Dataset rows:
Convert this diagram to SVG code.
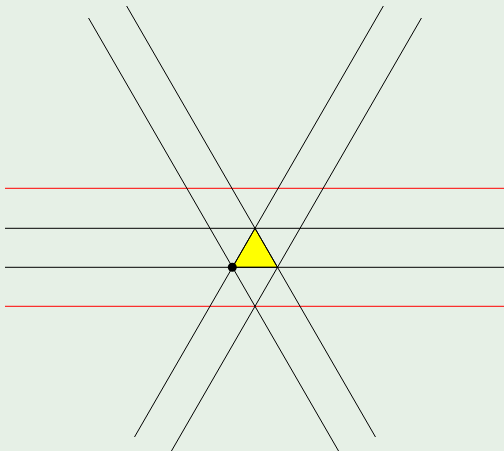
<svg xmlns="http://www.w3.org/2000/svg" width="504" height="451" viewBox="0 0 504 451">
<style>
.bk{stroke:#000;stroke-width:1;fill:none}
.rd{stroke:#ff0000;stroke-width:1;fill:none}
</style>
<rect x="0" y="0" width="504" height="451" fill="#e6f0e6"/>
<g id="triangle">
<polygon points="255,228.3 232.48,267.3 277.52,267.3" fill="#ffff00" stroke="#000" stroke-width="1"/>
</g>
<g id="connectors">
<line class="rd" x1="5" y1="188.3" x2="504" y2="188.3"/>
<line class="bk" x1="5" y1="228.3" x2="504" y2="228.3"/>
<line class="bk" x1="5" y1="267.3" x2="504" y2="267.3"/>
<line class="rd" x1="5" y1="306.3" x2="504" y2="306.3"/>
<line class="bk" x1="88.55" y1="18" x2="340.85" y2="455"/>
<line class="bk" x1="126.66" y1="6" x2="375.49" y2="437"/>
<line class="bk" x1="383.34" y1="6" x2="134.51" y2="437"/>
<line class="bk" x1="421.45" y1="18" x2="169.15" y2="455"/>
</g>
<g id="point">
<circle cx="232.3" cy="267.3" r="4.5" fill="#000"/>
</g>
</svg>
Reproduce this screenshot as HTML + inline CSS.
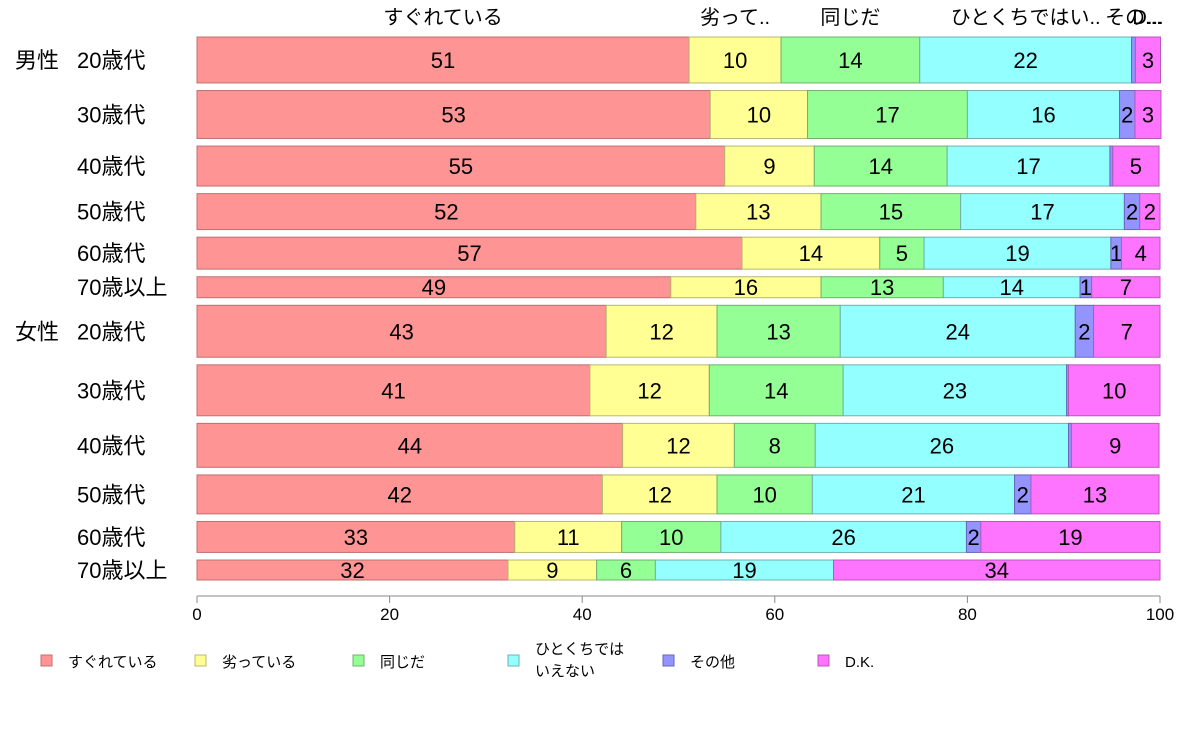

Required work: Set down the material above as is, without any pictures.

Solved exercise:
Convert this diagram to SVG code.
<svg xmlns="http://www.w3.org/2000/svg" width="504" height="451" viewBox="0 0 504 451">
<style>
.bk{stroke:#000;stroke-width:1;fill:none}
.rd{stroke:#ff0000;stroke-width:1;fill:none}
</style>
<rect x="0" y="0" width="504" height="451" fill="#e6f0e6"/>
<g id="triangle">
<polygon points="255,228.3 232.48,267.3 277.52,267.3" fill="#ffff00" stroke="#000" stroke-width="1"/>
</g>
<g id="connectors">
<line class="rd" x1="5" y1="188.3" x2="504" y2="188.3"/>
<line class="bk" x1="5" y1="228.3" x2="504" y2="228.3"/>
<line class="bk" x1="5" y1="267.3" x2="504" y2="267.3"/>
<line class="rd" x1="5" y1="306.3" x2="504" y2="306.3"/>
<line class="bk" x1="88.55" y1="18" x2="340.85" y2="455"/>
<line class="bk" x1="126.66" y1="6" x2="375.49" y2="437"/>
<line class="bk" x1="383.34" y1="6" x2="134.51" y2="437"/>
<line class="bk" x1="421.45" y1="18" x2="169.15" y2="455"/>
</g>
<g id="point">
<circle cx="232.3" cy="267.3" r="4.5" fill="#000"/>
</g>
</svg>
Reproduce this screenshot as HTML + inline CSS.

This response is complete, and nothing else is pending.